Transition Update: November 2023
"No spring nor summer beauty hath such grace as I have seen in one autumnal face." – John Donne
Like the trees all around us, we are in a time of change. I hate myself for writing that – but I cannot help it. Our ongoing transition, the “Rooted in Abundance” theme of this year’s stewardship campaign, and the time of year make tree metaphors inevitable. I see almost daily reports trying to pinpoint when the fall foliage will peak for a given area. It seems to be both an art and a science. For a tree, spring and summer turns leaves bright green with the chlorophyll that fuels the conversion of carbon dioxide and water into the starch and sugar that allows the tree to grow. As the days grow shorter and the temperature falls, the chlorophyll lessens, allowing the other colors that were always present in the leaf to surface.
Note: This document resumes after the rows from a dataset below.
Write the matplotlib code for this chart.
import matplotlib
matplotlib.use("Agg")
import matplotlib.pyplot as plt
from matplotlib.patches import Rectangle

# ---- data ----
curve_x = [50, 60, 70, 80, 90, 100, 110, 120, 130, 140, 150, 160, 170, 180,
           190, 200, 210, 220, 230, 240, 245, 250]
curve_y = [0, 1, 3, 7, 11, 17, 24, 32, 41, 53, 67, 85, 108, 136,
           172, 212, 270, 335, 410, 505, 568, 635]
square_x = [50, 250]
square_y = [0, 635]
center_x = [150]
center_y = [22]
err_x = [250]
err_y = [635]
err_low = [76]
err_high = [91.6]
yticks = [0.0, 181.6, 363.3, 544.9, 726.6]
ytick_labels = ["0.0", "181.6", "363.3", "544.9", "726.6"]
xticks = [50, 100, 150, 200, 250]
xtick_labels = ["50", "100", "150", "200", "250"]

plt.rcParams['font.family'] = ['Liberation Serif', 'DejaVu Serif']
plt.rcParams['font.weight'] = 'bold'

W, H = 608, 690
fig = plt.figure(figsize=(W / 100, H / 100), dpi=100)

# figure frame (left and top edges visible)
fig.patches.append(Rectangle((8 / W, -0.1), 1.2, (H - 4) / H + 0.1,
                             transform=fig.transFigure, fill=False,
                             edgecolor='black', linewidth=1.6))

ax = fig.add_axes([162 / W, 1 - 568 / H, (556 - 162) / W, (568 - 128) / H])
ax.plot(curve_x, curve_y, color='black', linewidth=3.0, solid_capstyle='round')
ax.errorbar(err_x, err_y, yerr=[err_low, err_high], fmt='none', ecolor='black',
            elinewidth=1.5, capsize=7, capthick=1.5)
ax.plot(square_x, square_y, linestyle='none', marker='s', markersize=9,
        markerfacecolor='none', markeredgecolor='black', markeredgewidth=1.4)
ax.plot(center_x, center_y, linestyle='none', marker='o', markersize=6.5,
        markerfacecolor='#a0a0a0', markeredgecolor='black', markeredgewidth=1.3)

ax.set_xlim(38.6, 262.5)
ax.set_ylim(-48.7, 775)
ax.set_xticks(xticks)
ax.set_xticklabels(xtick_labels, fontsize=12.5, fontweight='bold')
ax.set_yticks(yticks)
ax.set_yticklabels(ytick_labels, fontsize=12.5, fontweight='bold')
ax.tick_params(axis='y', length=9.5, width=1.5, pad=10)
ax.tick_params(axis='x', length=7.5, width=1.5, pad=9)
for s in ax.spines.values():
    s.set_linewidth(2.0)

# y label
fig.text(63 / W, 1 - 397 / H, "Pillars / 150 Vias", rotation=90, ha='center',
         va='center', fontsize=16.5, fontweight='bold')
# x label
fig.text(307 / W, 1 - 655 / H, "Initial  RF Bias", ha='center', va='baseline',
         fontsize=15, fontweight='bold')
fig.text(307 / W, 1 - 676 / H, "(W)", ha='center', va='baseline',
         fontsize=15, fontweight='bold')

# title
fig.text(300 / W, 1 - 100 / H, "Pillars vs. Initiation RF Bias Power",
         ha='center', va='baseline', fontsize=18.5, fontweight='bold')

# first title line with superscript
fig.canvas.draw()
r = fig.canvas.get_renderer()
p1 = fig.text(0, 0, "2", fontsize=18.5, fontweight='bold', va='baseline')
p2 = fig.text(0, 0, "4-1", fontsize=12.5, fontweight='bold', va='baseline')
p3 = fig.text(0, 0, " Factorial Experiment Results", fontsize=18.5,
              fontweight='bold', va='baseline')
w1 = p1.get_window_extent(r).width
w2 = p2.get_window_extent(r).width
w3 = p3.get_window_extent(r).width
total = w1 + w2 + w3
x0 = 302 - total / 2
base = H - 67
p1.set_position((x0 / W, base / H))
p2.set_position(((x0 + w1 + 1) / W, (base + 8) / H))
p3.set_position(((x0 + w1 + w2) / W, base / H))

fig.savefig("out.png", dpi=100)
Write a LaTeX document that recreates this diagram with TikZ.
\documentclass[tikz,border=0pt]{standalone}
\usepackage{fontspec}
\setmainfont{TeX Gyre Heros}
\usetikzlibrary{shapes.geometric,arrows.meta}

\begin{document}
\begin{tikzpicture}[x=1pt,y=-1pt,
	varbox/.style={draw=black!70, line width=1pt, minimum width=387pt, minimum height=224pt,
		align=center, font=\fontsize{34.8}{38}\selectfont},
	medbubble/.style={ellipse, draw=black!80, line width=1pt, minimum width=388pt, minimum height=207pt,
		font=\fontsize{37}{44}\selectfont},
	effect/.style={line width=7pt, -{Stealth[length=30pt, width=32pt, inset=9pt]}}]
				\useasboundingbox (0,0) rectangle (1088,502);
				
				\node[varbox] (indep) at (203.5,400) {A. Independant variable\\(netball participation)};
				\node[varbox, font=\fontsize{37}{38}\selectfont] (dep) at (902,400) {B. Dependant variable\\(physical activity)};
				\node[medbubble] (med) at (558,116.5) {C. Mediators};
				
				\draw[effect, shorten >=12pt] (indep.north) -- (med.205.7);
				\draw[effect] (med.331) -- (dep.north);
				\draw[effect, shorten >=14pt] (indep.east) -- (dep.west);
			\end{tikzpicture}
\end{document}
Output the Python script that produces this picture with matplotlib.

Apparently, chlorophyll has known chemical reactions to certain temperatures and light levels which vary according to tree type, allowing meteorologists to predict those peak foliage times. According to the farmer’s almanac, more rustic predictors like the timing of a wheat crop or the diameter of that year’s sunflowers are equally accurate. Unfortunately, our interim rector search has no such scientific or observational determinants. While I write this, we are in the process of interviewing candidates with the hopes of having someone in place in time for the Advent season. Our timing is unknown, but a lot of effort and serious thought is being given to the process by the vestry, with the input and assistance of parishioners.
If our church is a tree, it is a strong one for which we should all be grateful. With that in mind, remember that aside from the ever present and sometimes overlooked foundation it provides us, our Church also gives flashes of beauty and joy like the blaze of the autumn leaves that are all around us: a soaring choir to honor a departed friend, beautifully decorated windows in the nave, pews bursting with donations for the less fortunate. While things may feel a little “wintry” and bare at the moment, there is more going on than meets the eye, precisely because of the strength, spirit, and abundance in which we are rooted. A tree in fall and winter looks lifeless, but the tree is waiting. The buds are in place and everything is ready. The fallen leaves are mulching the forest floor. The pine cones and acorns are providing food in a scarce time for mice and squirrels. The bark is hosting hibernating insects and providing a source of nourishment for hungry deer. The tree is far from lifeless. It is in fact the life and soul of the woods in which it sits.